### Exercise prompt
Take the line containing "Write a web" as the first line and the line containing "const labelY = [0.796, 0.551, 0.416, 0.19];" as the last, and output that span verbatim without any images.

### Data shown
<<<<
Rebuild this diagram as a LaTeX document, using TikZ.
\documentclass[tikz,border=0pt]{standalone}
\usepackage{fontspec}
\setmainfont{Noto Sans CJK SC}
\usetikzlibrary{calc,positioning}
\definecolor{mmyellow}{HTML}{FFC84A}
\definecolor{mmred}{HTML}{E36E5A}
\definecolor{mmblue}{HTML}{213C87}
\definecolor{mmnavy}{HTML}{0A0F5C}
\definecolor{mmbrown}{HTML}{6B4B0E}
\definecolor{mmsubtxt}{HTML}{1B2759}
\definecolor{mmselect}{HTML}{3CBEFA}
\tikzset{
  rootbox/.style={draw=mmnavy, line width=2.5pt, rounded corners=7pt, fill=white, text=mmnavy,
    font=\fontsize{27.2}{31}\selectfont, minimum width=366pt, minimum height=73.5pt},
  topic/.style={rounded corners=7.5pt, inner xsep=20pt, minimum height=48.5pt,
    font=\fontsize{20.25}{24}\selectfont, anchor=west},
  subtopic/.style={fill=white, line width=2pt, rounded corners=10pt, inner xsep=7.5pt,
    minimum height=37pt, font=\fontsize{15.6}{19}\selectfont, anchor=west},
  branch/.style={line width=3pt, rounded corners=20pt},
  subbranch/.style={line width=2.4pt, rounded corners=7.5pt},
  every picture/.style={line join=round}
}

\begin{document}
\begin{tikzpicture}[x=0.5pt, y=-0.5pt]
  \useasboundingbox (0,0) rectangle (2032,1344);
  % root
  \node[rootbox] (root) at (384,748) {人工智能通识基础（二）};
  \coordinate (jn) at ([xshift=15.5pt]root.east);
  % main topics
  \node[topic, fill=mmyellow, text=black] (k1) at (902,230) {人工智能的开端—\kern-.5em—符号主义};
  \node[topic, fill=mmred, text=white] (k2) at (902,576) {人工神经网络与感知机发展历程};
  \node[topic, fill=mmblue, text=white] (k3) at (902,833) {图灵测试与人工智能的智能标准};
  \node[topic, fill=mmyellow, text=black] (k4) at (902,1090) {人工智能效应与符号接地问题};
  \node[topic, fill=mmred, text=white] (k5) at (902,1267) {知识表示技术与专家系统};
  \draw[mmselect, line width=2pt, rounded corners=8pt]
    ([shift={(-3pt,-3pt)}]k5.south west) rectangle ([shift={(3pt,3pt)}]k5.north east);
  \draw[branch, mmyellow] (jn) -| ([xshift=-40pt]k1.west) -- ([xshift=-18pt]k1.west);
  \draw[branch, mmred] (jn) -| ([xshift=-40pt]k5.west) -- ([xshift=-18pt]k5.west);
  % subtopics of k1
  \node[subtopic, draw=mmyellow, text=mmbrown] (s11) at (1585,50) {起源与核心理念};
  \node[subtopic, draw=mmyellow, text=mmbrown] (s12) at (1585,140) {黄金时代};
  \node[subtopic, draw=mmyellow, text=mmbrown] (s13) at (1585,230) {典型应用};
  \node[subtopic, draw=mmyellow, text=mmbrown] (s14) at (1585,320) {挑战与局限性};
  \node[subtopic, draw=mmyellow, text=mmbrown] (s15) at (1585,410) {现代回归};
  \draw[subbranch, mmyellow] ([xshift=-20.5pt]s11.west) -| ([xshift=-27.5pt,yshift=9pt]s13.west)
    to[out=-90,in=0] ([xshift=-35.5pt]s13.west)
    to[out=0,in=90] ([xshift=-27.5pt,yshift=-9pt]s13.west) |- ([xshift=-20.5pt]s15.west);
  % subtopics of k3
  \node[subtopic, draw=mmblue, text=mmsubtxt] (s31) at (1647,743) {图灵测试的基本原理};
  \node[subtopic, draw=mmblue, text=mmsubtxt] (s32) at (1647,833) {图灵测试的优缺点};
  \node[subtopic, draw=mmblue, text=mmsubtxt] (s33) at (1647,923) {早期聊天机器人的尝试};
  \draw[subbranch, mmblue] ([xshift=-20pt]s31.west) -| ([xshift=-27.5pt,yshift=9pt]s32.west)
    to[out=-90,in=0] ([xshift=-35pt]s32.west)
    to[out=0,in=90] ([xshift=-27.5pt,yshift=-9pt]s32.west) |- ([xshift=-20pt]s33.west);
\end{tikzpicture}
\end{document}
>>>>
<<<<
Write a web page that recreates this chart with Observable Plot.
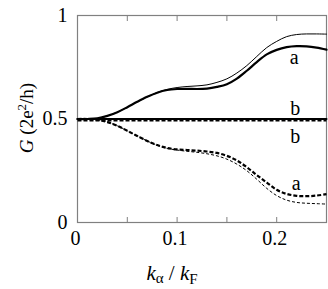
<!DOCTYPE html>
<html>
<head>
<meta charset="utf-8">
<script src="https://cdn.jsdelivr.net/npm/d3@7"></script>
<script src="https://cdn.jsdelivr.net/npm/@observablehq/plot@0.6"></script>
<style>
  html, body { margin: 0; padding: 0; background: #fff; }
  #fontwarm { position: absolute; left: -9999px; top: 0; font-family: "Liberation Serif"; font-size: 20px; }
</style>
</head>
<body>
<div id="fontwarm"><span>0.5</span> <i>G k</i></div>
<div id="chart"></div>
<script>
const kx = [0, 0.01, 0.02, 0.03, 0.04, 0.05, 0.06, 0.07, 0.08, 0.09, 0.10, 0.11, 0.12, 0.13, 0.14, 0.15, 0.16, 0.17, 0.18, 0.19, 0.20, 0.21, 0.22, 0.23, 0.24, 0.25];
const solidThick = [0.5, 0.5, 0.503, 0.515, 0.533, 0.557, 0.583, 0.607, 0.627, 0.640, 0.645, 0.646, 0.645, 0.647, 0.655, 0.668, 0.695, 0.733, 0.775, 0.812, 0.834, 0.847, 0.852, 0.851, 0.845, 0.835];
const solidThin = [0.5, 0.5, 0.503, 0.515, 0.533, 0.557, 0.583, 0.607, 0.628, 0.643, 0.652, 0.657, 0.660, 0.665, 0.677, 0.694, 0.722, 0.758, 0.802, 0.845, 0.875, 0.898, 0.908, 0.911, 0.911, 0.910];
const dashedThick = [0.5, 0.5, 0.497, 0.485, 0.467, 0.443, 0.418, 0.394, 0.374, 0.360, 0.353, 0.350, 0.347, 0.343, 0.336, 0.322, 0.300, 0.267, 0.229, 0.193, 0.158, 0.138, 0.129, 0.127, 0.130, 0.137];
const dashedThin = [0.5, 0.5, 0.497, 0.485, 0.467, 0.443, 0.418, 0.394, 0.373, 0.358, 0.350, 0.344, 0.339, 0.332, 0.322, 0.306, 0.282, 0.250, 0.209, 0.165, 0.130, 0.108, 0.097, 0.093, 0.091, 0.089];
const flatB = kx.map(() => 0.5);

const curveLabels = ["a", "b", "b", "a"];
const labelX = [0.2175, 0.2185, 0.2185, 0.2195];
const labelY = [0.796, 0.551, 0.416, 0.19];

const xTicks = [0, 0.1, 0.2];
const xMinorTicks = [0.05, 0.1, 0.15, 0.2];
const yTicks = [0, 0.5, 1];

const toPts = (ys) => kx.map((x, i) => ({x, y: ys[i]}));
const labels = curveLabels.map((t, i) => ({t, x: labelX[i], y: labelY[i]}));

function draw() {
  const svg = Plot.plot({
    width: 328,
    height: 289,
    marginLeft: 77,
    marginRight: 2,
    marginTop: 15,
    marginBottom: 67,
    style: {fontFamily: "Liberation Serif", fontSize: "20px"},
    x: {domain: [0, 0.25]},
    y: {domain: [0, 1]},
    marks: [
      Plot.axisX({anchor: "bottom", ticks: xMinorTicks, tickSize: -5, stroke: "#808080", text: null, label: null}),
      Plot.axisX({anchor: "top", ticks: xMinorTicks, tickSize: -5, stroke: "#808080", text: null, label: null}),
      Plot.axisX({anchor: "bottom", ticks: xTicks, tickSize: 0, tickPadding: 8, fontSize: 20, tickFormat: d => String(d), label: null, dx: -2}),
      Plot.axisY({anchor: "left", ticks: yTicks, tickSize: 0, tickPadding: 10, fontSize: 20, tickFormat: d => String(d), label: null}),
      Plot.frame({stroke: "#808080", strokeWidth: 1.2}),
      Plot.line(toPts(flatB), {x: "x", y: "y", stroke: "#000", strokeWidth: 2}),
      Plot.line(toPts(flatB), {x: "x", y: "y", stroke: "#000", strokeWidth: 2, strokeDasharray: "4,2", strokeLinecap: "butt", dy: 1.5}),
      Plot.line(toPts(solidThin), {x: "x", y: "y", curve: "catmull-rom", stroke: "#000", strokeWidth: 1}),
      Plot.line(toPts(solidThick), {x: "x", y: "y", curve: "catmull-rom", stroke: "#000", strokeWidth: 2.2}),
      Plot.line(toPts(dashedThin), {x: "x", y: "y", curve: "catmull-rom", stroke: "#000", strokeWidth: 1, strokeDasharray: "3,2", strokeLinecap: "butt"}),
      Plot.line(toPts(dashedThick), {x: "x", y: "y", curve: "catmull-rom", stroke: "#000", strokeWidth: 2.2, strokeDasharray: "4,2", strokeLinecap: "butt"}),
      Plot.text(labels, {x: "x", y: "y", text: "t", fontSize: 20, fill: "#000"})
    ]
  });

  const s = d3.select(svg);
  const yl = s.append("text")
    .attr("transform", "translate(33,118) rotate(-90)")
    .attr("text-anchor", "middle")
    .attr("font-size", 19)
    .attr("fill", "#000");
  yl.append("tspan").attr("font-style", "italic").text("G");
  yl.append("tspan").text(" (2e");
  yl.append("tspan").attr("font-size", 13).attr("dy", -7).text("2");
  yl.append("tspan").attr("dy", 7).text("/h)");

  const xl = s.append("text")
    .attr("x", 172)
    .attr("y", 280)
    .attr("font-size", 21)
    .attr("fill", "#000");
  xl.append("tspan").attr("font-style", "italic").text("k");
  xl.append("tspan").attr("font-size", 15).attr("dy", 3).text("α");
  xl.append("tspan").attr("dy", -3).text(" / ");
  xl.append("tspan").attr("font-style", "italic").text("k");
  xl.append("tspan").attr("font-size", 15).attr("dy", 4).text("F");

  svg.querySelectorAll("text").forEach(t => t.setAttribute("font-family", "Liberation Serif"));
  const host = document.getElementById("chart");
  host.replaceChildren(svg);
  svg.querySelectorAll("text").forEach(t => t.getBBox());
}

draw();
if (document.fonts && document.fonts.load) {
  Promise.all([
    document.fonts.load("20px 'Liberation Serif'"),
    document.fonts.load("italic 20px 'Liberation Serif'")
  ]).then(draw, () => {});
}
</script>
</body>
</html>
>>>>
<<<<
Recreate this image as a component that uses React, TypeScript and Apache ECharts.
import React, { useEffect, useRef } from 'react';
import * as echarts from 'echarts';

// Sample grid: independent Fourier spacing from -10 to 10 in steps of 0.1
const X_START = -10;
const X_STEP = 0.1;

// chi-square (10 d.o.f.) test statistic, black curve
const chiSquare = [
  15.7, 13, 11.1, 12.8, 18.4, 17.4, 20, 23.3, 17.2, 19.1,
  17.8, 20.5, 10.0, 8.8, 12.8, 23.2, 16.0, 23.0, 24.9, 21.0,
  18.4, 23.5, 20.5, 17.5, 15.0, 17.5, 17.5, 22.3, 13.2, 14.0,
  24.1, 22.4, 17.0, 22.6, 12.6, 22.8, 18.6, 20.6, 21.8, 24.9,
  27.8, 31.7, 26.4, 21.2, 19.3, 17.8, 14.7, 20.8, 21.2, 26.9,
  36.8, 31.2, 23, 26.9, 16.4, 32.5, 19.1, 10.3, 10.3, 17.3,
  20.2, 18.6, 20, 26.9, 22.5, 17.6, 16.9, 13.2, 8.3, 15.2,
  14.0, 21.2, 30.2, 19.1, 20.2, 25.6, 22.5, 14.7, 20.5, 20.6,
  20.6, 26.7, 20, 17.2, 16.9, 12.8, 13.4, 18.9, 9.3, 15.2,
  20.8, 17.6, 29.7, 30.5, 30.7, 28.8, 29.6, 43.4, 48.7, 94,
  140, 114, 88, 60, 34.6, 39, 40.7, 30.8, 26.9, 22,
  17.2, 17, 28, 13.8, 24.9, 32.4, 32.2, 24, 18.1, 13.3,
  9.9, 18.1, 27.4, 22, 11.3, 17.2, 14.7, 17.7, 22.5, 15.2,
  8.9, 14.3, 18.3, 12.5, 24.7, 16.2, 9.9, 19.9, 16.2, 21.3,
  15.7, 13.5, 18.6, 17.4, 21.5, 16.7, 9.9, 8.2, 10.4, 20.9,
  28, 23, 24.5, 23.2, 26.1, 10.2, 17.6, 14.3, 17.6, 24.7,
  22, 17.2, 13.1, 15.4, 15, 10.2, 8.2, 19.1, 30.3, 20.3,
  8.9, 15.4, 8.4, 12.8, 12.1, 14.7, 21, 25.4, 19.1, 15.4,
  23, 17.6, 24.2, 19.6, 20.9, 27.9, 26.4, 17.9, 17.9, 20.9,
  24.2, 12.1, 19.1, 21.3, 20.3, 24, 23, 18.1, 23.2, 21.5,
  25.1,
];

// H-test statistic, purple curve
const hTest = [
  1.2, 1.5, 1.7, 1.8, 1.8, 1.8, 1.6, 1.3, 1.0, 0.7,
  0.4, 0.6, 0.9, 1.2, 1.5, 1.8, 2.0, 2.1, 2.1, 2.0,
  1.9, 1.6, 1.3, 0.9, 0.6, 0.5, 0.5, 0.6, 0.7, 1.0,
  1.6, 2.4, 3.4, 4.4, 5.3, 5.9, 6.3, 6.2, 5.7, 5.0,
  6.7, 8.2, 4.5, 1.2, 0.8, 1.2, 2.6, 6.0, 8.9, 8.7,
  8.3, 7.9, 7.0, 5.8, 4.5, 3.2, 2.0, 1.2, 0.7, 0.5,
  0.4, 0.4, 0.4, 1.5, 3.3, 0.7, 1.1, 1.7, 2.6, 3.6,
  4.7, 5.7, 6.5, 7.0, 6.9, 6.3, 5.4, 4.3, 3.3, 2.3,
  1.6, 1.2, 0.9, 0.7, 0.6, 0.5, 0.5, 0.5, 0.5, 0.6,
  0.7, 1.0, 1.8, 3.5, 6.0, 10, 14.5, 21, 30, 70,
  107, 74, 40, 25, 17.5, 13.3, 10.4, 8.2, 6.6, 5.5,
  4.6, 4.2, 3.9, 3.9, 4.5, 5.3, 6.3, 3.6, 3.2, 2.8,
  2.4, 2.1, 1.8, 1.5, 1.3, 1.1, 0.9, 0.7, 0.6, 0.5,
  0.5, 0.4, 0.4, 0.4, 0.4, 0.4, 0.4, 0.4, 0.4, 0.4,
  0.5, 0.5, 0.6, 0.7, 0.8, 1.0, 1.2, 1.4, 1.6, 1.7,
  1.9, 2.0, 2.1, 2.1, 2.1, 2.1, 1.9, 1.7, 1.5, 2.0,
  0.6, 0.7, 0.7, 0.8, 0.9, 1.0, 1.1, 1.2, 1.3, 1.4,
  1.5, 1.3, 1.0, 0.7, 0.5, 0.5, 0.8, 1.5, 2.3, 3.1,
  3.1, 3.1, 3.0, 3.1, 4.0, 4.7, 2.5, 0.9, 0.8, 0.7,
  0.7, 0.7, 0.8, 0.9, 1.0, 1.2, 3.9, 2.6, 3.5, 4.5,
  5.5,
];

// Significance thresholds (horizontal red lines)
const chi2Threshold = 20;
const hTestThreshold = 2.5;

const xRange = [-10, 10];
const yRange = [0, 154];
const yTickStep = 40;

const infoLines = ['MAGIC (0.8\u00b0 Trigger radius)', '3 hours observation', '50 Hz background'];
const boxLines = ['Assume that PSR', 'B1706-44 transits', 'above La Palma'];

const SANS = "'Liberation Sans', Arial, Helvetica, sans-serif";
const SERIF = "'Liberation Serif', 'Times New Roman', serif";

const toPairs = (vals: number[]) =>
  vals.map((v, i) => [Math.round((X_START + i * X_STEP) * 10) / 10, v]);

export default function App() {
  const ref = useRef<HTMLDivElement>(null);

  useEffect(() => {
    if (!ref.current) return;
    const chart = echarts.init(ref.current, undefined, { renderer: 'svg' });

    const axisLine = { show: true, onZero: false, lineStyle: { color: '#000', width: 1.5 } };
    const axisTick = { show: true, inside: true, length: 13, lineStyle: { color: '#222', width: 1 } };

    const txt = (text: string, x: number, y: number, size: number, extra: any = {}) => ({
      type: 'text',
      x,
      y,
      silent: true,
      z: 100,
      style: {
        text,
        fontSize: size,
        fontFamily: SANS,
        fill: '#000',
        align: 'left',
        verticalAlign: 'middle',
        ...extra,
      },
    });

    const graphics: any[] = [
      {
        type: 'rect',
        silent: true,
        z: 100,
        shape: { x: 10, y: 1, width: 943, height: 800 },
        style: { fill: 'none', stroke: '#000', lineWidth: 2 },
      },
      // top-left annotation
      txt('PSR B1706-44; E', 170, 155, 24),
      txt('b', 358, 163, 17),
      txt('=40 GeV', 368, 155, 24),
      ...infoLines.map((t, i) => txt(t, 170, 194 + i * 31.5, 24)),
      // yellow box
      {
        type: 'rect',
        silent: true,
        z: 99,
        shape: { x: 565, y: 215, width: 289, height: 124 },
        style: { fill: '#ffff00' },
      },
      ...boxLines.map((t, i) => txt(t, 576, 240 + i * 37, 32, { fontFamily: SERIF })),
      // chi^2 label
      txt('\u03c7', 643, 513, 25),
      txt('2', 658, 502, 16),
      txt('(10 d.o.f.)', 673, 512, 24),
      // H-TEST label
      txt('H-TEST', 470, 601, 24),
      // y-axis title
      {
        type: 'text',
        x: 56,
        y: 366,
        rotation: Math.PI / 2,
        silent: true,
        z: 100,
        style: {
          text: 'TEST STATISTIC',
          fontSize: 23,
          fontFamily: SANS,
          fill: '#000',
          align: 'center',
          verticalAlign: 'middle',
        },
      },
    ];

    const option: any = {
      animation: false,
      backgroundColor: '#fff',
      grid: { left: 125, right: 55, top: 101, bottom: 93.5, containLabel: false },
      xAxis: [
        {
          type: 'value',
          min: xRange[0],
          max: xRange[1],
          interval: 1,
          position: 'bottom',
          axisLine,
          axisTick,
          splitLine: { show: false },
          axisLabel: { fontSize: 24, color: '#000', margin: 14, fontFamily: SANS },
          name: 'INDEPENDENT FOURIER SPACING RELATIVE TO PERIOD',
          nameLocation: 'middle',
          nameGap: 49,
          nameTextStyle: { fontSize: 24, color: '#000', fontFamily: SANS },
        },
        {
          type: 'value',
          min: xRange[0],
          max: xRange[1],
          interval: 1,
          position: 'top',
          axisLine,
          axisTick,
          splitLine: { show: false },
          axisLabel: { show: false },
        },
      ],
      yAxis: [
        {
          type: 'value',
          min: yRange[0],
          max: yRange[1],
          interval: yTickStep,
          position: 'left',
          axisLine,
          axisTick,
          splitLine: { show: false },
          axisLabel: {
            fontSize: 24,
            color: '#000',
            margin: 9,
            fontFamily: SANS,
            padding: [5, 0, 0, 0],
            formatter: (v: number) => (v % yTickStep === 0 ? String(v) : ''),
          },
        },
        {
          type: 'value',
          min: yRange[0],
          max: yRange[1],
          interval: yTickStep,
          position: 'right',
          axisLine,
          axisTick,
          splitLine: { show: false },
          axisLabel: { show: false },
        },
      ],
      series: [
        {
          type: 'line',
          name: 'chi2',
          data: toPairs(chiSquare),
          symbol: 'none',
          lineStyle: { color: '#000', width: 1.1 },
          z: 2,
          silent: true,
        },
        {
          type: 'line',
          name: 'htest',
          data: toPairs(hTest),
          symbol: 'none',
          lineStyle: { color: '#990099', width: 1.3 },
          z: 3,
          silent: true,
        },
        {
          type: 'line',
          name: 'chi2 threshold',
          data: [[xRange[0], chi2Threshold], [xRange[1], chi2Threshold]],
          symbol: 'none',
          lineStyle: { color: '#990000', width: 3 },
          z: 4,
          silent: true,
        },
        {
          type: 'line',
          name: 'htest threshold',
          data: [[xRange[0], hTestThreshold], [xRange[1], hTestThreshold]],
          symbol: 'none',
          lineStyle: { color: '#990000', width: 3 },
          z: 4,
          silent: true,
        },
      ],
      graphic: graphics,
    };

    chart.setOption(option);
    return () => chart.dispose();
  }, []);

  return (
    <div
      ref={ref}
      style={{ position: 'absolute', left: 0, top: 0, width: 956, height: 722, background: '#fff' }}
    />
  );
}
>>>>
### The completed task
Write a web page that recreates this chart with Observable Plot.
<!DOCTYPE html>
<html>
<head>
<meta charset="utf-8">
<script src="https://cdn.jsdelivr.net/npm/d3@7"></script>
<script src="https://cdn.jsdelivr.net/npm/@observablehq/plot@0.6"></script>
<style>
  html, body { margin: 0; padding: 0; background: #fff; }
  #fontwarm { position: absolute; left: -9999px; top: 0; font-family: "Liberation Serif"; font-size: 20px; }
</style>
</head>
<body>
<div id="fontwarm"><span>0.5</span> <i>G k</i></div>
<div id="chart"></div>
<script>
const kx = [0, 0.01, 0.02, 0.03, 0.04, 0.05, 0.06, 0.07, 0.08, 0.09, 0.10, 0.11, 0.12, 0.13, 0.14, 0.15, 0.16, 0.17, 0.18, 0.19, 0.20, 0.21, 0.22, 0.23, 0.24, 0.25];
const solidThick = [0.5, 0.5, 0.503, 0.515, 0.533, 0.557, 0.583, 0.607, 0.627, 0.640, 0.645, 0.646, 0.645, 0.647, 0.655, 0.668, 0.695, 0.733, 0.775, 0.812, 0.834, 0.847, 0.852, 0.851, 0.845, 0.835];
const solidThin = [0.5, 0.5, 0.503, 0.515, 0.533, 0.557, 0.583, 0.607, 0.628, 0.643, 0.652, 0.657, 0.660, 0.665, 0.677, 0.694, 0.722, 0.758, 0.802, 0.845, 0.875, 0.898, 0.908, 0.911, 0.911, 0.910];
const dashedThick = [0.5, 0.5, 0.497, 0.485, 0.467, 0.443, 0.418, 0.394, 0.374, 0.360, 0.353, 0.350, 0.347, 0.343, 0.336, 0.322, 0.300, 0.267, 0.229, 0.193, 0.158, 0.138, 0.129, 0.127, 0.130, 0.137];
const dashedThin = [0.5, 0.5, 0.497, 0.485, 0.467, 0.443, 0.418, 0.394, 0.373, 0.358, 0.350, 0.344, 0.339, 0.332, 0.322, 0.306, 0.282, 0.250, 0.209, 0.165, 0.130, 0.108, 0.097, 0.093, 0.091, 0.089];
const flatB = kx.map(() => 0.5);

const curveLabels = ["a", "b", "b", "a"];
const labelX = [0.2175, 0.2185, 0.2185, 0.2195];
const labelY = [0.796, 0.551, 0.416, 0.19];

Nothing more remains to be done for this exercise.